Today in the cafeteria, I heard a ruckus down at the end of table #1.  When I got down there I said, “What’s going on down here ladies and gentlemen?!”  Eight index fingers appeared at once and they were all pointing at someone else.  One boy did not point.  He just looked down at his half-eaten salad (he’s a little overweight and something tells me he knows it) and tried to keep his lip from quivering.  “Well?!”  I prompted.  Then the  eight started talking all at once about who had been the most mean to the crying boy.  I wasn’t in the mood to hear witnesses from the prosecution or the defense.  I shifted fast into stern and serious mode.  Something about making the 6’5” Marine unhappy get’s their attention.  Even if I am the guy they seem to love most of the time.  “Stop being mean to each other!  I’m about tired of it!  Come with me little man.”  I took the emotionally injured boy to an empty table where he could have a little more of his chocolate milk and we could visit.

“Now, why you cryin’ lil bro?”

“Th-th-they’re mean to me.”

“Really? How are they mean to you?”
“They laugh at me and call me names.” He pushed a cherry tomato around with his plastic fork.

“That’s great!” I said as if he’d just told me the tooth fairy had left him $100.  That got his attention.  He looked at me as if he thought I hadn’t heard him correctly; that or I’d gone insane.  How could their calling him names and making fun of him possibly be “great?”

“They did me too!  I mean the kids in my school when I was your age.  Oh I hated to go to school.  But you know what?  I hung in there and stuck it out and now that I’m an adult… I can see how awesome a kid I really was.  And you’re an awesome kid too.  There is nothing wrong with you!  When other kids laugh at you and call you names, there’s something wrong with them not you!
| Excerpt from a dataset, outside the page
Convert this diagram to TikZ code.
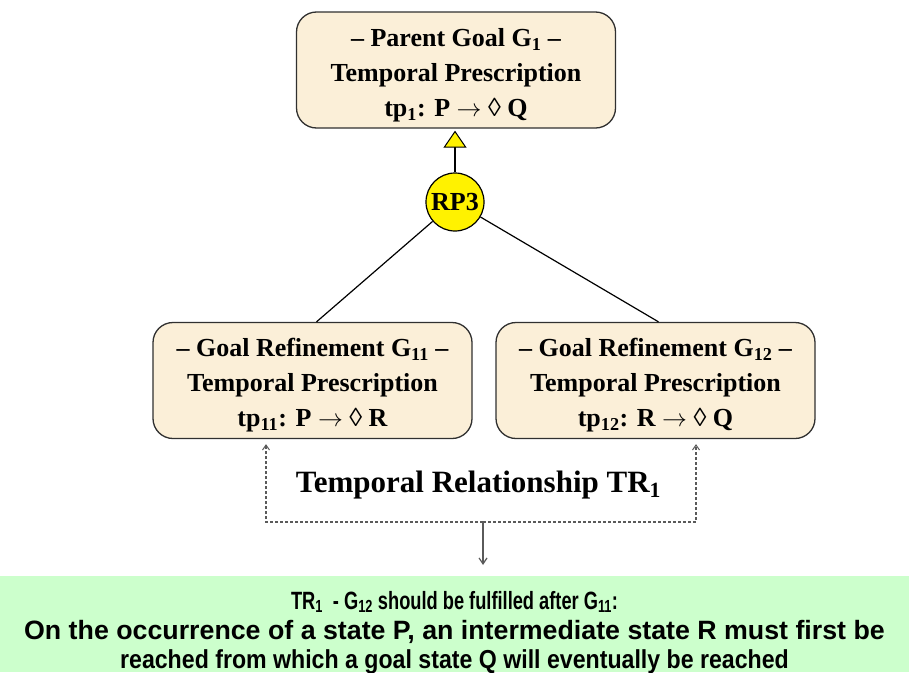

What sort of things do you like to do?”

“I like to do art.” He seemed a little ashamed to admit it. (I shoulda seen that one coming.)
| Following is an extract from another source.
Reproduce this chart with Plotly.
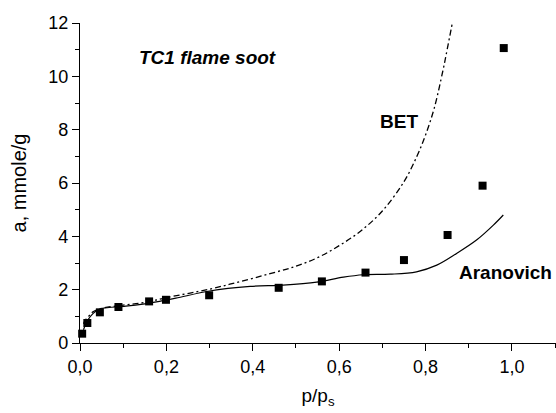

“Me too!” I told him.  This seem to turn on some kind of light in his eyes.  “I love all kinds of artistic things.  I did when I was your age too!  But I wasn’t very good at sports.  Do you like to play sports?”
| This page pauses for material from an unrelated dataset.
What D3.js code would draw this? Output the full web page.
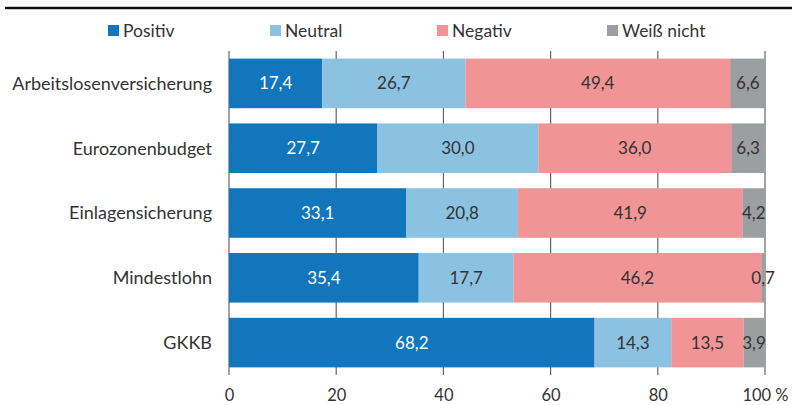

“I like to do art.”  he repeated, this time a litter prouder of the fact.

“Yeah, and that’s a great thing.  The world needs more artistic people.”

We sat their in comfortable silence for a few more minutes, kindred spirits who understand what it’s like to be people like us.

“You ready to out and play with the other students?”

“You go with me?”  he asked.

“You betcha, kid.” And I wanted to add “to the end of the world.”

So if you’re someone who knows what it’s like to be bullied, someone who’s been on the other end of the name calling, the physical threats, the general unkindness that most often goes with being “different” in some way—even if you’re all grown up now, let me say that I understand.  And I am so sorry for all the pain you’ve had to endure.  But if you can look at it this way for just a second, your experience can benefit others and move us all forward (if only just a little bit) when you reach out to a younger version of yourself and make it better for them.  What happens for me when I get to have a talk with a kid about how wonderful it is to be different, is that it’s like time travel.  I actually do get to go back to 1977 and tell the 12 year-old Jeff, “You know what Honey?  You hang in there.  You’re gonna be just fine… And these redneck fools are going to be stuck selling trailers.”

And somewhere deep inside me, the little me smiles.